The study finds that farmers respond in a very dramatic way to even a very small possibility of weather shocks not covered by the insurance. This is consistent with previous research and underlines how multi-peril risk environments make the construction of effective weather indexes a challenge.
According to the research, individuals recognise and are willing to pay for group insurance to pool risk. However, they only expect the group to carry out about a quarter of the degree of risk sharing possible. There is also dislike of the group mechanism that provides compensation in terms of willingness to pay for the degree of pooling they expect to occur.

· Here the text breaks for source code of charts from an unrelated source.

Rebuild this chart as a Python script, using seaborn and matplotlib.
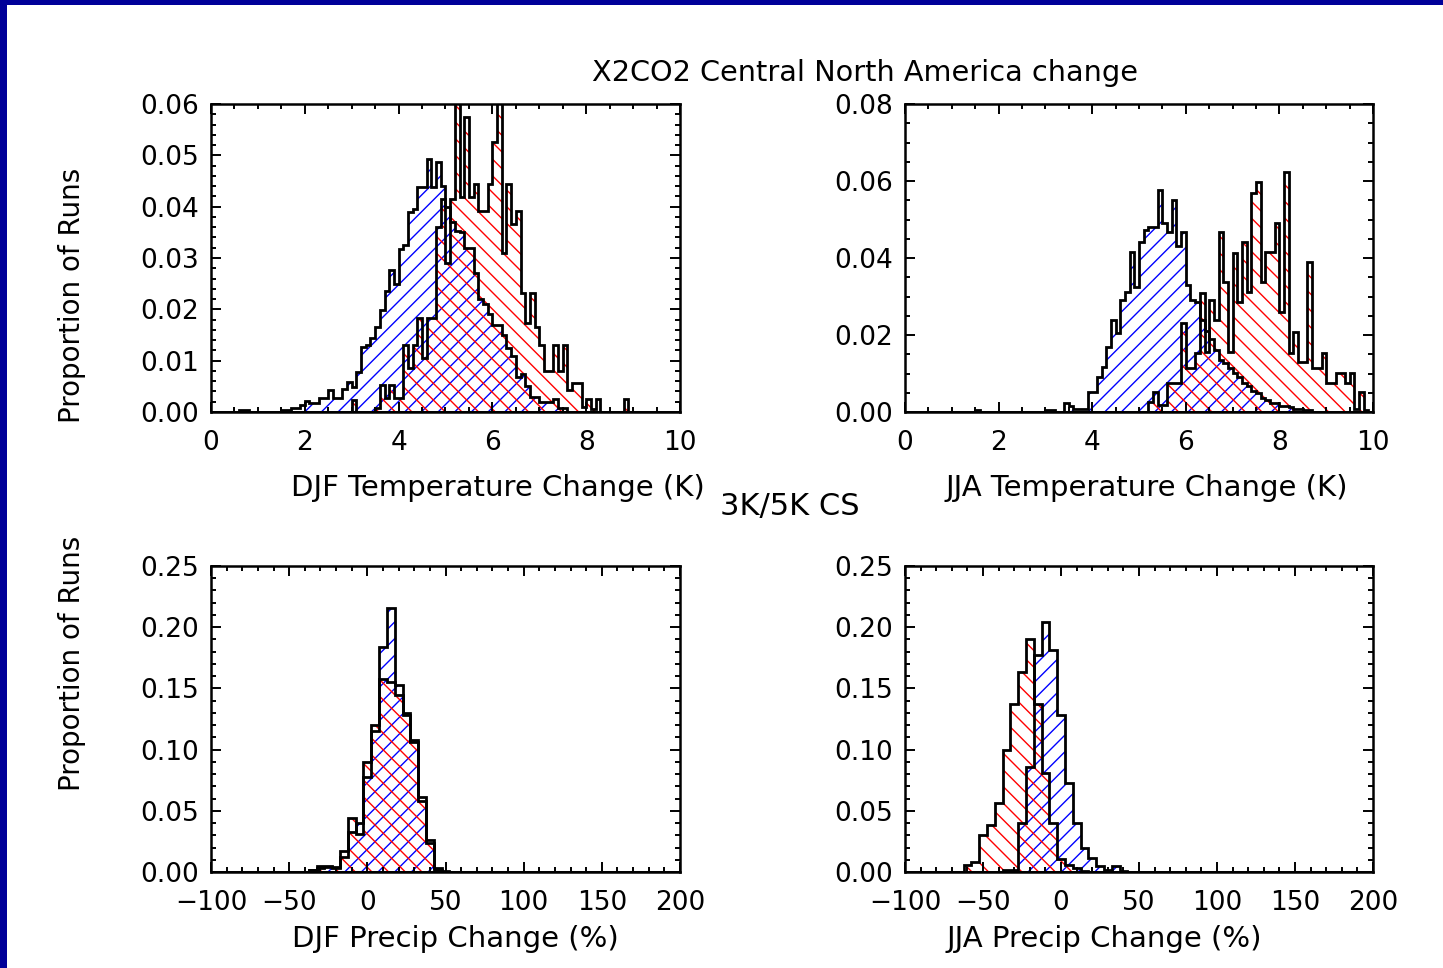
import numpy as np
import pandas as pd
import matplotlib
matplotlib.use("Agg")
import matplotlib.pyplot as plt
from matplotlib.patches import Rectangle
from matplotlib.ticker import MultipleLocator, FormatStrFormatter
import seaborn as sns

plt.rcParams['font.family'] = ['DejaVu Sans']
plt.rcParams['hatch.linewidth'] = 1.0

# ---------------- data (proportion of runs per bin) ----------------
# temperature bins: 0.1 K wide, value list starts at the given left edge
djf_t_3k_first = 0.6
djf_t_3k = [0.0004, 0.0004, 0, 0, 0, 0, 0, 0, 0, 0.0004, 0.0004, 0.0008, 0.0008, 0.0013,
            0.0022, 0.0017, 0.0017, 0.0027, 0.0027, 0.0042, 0.0027, 0.0027, 0.0045, 0.0058,
            0.0049, 0.0078, 0.0127, 0.0130, 0.0144, 0.0166, 0.0199, 0.0235, 0.0277, 0.0250,
            0.0317, 0.0326, 0.0389, 0.0395, 0.0438, 0.0438, 0.0493, 0.0438, 0.0487, 0.0440,
            0.0400, 0.0370, 0.0353, 0.0350, 0.0320, 0.0320, 0.0270, 0.0220, 0.0210, 0.0190,
            0.0170, 0.0170, 0.0150, 0.0125, 0.0110, 0.0068, 0.0075, 0.0050, 0.0030, 0.0030,
            0.0020, 0.0020, 0.0020, 0.0025, 0.0008, 0.0008]
djf_t_5k_first = 3.0
djf_t_5k = [0.0023, 0, 0, 0, 0, 0.0008, 0.0052, 0.0027, 0.0052, 0.0027, 0.0027, 0.0130,
            0.0085, 0.0130, 0.0183, 0.0105, 0.0183, 0.0183, 0.0360, 0.0415, 0.0290, 0.0415,
            0.0620, 0.0418, 0.0575, 0.0418, 0.0444, 0.0392, 0.0392, 0.0444, 0.0526, 0.0620,
            0.0310, 0.0444, 0.0366, 0.0392, 0.0232, 0.0173, 0.0232, 0.0165, 0.0130, 0.0080,
            0.0080, 0.0130, 0.0080, 0.0130, 0.0042, 0.0056, 0.0056, 0.0010, 0.0026, 0.0005,
            0.0026, 0, 0, 0, 0, 0, 0.0026]
jja_t_3k_first = 1.5
jja_t_3k = [0.0005] + [0] * 14 + [0.0005, 0.0005, 0, 0, 0.0023, 0.0015, 0.0008, 0.0008, 0.0008,
            0.0053, 0.0053, 0.0092, 0.0118, 0.0170, 0.0239, 0.0205, 0.0290, 0.0312, 0.0416,
            0.0325, 0.0442, 0.0473, 0.0480, 0.0480, 0.0577, 0.0490, 0.0468, 0.0550, 0.0430,
            0.0468, 0.0330, 0.0290, 0.0287, 0.0240, 0.0210, 0.0190, 0.0160, 0.0135, 0.0127,
            0.0115, 0.0101, 0.0090, 0.0075, 0.0068, 0.0054, 0.0050, 0.0037, 0.0032, 0.0024,
            0.0024, 0.0015, 0.0015, 0.0012, 0.0008, 0.0008, 0.0005, 0.0005]
jja_t_5k_first = 5.2
jja_t_5k = [0.0027, 0.0053, 0.0018, 0.0018, 0.0075, 0.0075, 0.0075, 0.0231, 0.0114, 0.0114,
            0.0153, 0.0308, 0.0157, 0.0291, 0.0239, 0.0468, 0.0338, 0.0157, 0.0412, 0.0286,
            0.0442, 0.0312, 0.0568, 0.0598, 0.0338, 0.0416, 0.0416, 0.0490, 0.0260, 0.0624,
            0.0153, 0.0209, 0.0131, 0.0131, 0.0390, 0.0114, 0.0114, 0.0153, 0.0075, 0.0075,
            0.0101, 0.0101, 0.0075, 0.0101, 0.0008, 0.0053, 0.0005]

# precipitation bins: 5 % wide, value list starts at the given bin centre
djf_p_3k_first = -35
djf_p_3k = [0.002, 0.003, 0.004, 0.003, 0.012, 0.033, 0.040, 0.078, 0.115, 0.184, 0.216,
            0.153, 0.130, 0.106, 0.058, 0.024, 0.003, 0.001]
djf_p_5k_first = -35
djf_p_5k = [0.002, 0.005, 0.005, 0.004, 0.0174, 0.044, 0.031, 0.090, 0.120, 0.158, 0.155,
            0.145, 0.128, 0.108, 0.0615, 0.026, 0.002]
jja_p_3k_first = -35
jja_p_3k = [0.002, 0.002, 0.040, 0.086, 0.177, 0.2045, 0.1814, 0.128, 0.0727, 0.040, 0.0196,
            0.0114, 0.0046, 0.002, 0.0046, 0.001]
jja_p_5k_first = -60
jja_p_5k = [0.0057, 0.008, 0.030, 0.0384, 0.056, 0.100, 0.137, 0.163, 0.190, 0.137, 0.081,
            0.040, 0.011, 0.006, 0.003, 0.001]

title = "X2CO2 Central North America change"
legend_text = "3K/5K CS"
ylab = "Proportion of Runs"

TEMP_W = 0.1
PREC_W = 5.0
temp_edges = [round(v, 3) for v in np.arange(0.0, 10.0 + TEMP_W / 2, TEMP_W)]
prec_edges = [float(v) for v in np.arange(-102.5, 202.5 + 0.1, PREC_W)]


def temp_frame(first, vals):
    return pd.DataFrame({'x': first + TEMP_W * (np.arange(len(vals)) + 0.5),
                         'w': np.asarray(vals, dtype=float)})


def prec_frame(first, vals):
    return pd.DataFrame({'x': first + PREC_W * np.arange(len(vals), dtype=float),
                         'w': np.asarray(vals, dtype=float)})


# ---------------- figure ----------------
W, H = 1443, 968
fig = plt.figure(figsize=(W / 100, H / 100), dpi=100)
fig.patch.set_facecolor('white')
fig.add_artist(Rectangle((0, 1 - 5 / H), 1, 5 / H, transform=fig.transFigure,
                         facecolor='#000099', edgecolor='none'))
fig.add_artist(Rectangle((0, 0), 7 / W, 1, transform=fig.transFigure,
                         facecolor='#000099', edgecolor='none'))


def add_ax(x0, y0, x1, y1):
    return fig.add_axes([x0 / W, 1 - y1 / H, (x1 - x0) / W, (y1 - y0) / H])


ax1 = add_ax(211, 104, 680, 412)
ax2 = add_ax(905, 104, 1373, 412)
ax3 = add_ax(211, 566, 680, 872)
ax4 = add_ax(905, 566, 1373, 872)

FS = 19      # tick labels
FS_LAB = 21  # axis labels


def draw(ax, series, edges):
    # hatched fills
    for df, col, hat in series:
        sns.histplot(data=df, x='x', weights='w', bins=edges, element='step',
                     fill=True, ax=ax)
        c = ax.collections[-1]
        c.set_facecolor('none')
        c.set_edgecolor(col)
        c.set_hatch(hat)
        c.set_linewidth(0)
    # black outlines
    for df, col, hat in series:
        sns.histplot(data=df, x='x', weights='w', bins=edges, element='step',
                     fill=True, ax=ax)
        c = ax.collections[-1]
        c.set_facecolor('none')
        c.set_edgecolor('black')
        c.set_linewidth(2.0)
        c.set_joinstyle('miter')


draw(ax1, [(temp_frame(djf_t_3k_first, djf_t_3k), 'blue', '//'),
           (temp_frame(djf_t_5k_first, djf_t_5k), 'red', '\\\\')], temp_edges)
draw(ax2, [(temp_frame(jja_t_3k_first, jja_t_3k), 'blue', '//'),
           (temp_frame(jja_t_5k_first, jja_t_5k), 'red', '\\\\')], temp_edges)
draw(ax3, [(prec_frame(djf_p_3k_first, djf_p_3k), 'blue', '//'),
           (prec_frame(djf_p_5k_first, djf_p_5k), 'red', '\\\\')], prec_edges)
draw(ax4, [(prec_frame(jja_p_3k_first, jja_p_3k), 'blue', '//'),
           (prec_frame(jja_p_5k_first, jja_p_5k), 'red', '\\\\')], prec_edges)

for ax in (ax1, ax2, ax3, ax4):
    ax.set_xlabel('')
    ax.set_ylabel('')
    for s in ax.spines.values():
        s.set_linewidth(1.8)
        s.set_color('black')
    ax.tick_params(which='both', direction='in', top=True, right=True, width=1.4,
                   labelsize=FS, color='black')
    ax.tick_params(which='major', length=7)
    ax.tick_params(which='minor', length=3.5)
    ax.tick_params(axis='x', which='both', pad=13)
    ax.tick_params(axis='y', which='both', pad=9)

for ax, ymax, ymaj, ymin in ((ax1, 0.06, 0.01, 0.002), (ax2, 0.08, 0.02, 0.005)):
    ax.set_xlim(0, 10)
    ax.set_ylim(0, ymax)
    ax.xaxis.set_major_locator(MultipleLocator(2))
    ax.xaxis.set_minor_locator(MultipleLocator(0.5))
    ax.xaxis.set_major_formatter(FormatStrFormatter('%d'))
    ax.yaxis.set_major_locator(MultipleLocator(ymaj))
    ax.yaxis.set_minor_locator(MultipleLocator(ymin))
    ax.yaxis.set_major_formatter(FormatStrFormatter('%.2f'))

for ax in (ax3, ax4):
    ax.set_xlim(-100, 200)
    ax.set_ylim(0, 0.25)
    ax.xaxis.set_major_locator(MultipleLocator(50))
    ax.xaxis.set_minor_locator(MultipleLocator(10))
    ax.yaxis.set_major_locator(MultipleLocator(0.05))
    ax.yaxis.set_minor_locator(MultipleLocator(0.01))
    ax.yaxis.set_major_formatter(FormatStrFormatter('%.2f'))

ax1.set_xlabel("DJF Temperature Change (K)", fontsize=FS_LAB)
ax2.set_xlabel("JJA Temperature Change (K)", fontsize=FS_LAB)
ax3.set_xlabel("DJF Precip Change (%)", fontsize=FS_LAB)
ax4.set_xlabel("JJA Precip Change (%)", fontsize=FS_LAB)
ax1.xaxis.set_label_coords((498 - 211) / 469, (412 - 474) / 308)
ax2.xaxis.set_label_coords((1147 - 905) / 468, (412 - 474) / 308)
ax3.xaxis.set_label_coords((455 - 211) / 469, (872 - 925) / 306)
ax4.xaxis.set_label_coords((1104 - 905) / 468, (872 - 925) / 306)

ax1.set_ylabel(ylab, fontsize=20)
ax3.set_ylabel(ylab, fontsize=20)
ax1.yaxis.set_label_coords((86 - 211) / 469, (412 - 295) / 308)
ax3.yaxis.set_label_coords((86 - 211) / 469, (872 - 663) / 306)

fig.text(865 / W, 1 - 73 / H, title, fontsize=20.7, ha='center', va='center')
fig.text(790 / W, 1 - 506 / H, legend_text, fontsize=22, ha='center', va='center')

fig.savefig('out.png', dpi=100, facecolor='white')
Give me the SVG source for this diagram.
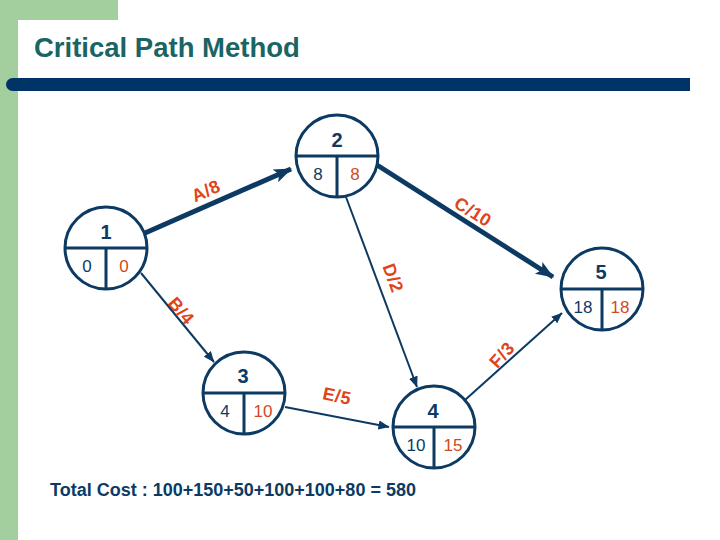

The researchers conclude that, seen in a positive light, the large behavioural response to small uncovered risks implies that apparently minor improvements in the ability of insurance indexes to capture loss events could lead to large improvements in demand.
Utility, Risk and Demand for Incomplete Insurance: Lab Experiments with Guatemalan Co-Operatives by Craig McIntosh, Felix Povel and Elizabeth Sadoulet is published in the August 2019 issue of The Economic Journal.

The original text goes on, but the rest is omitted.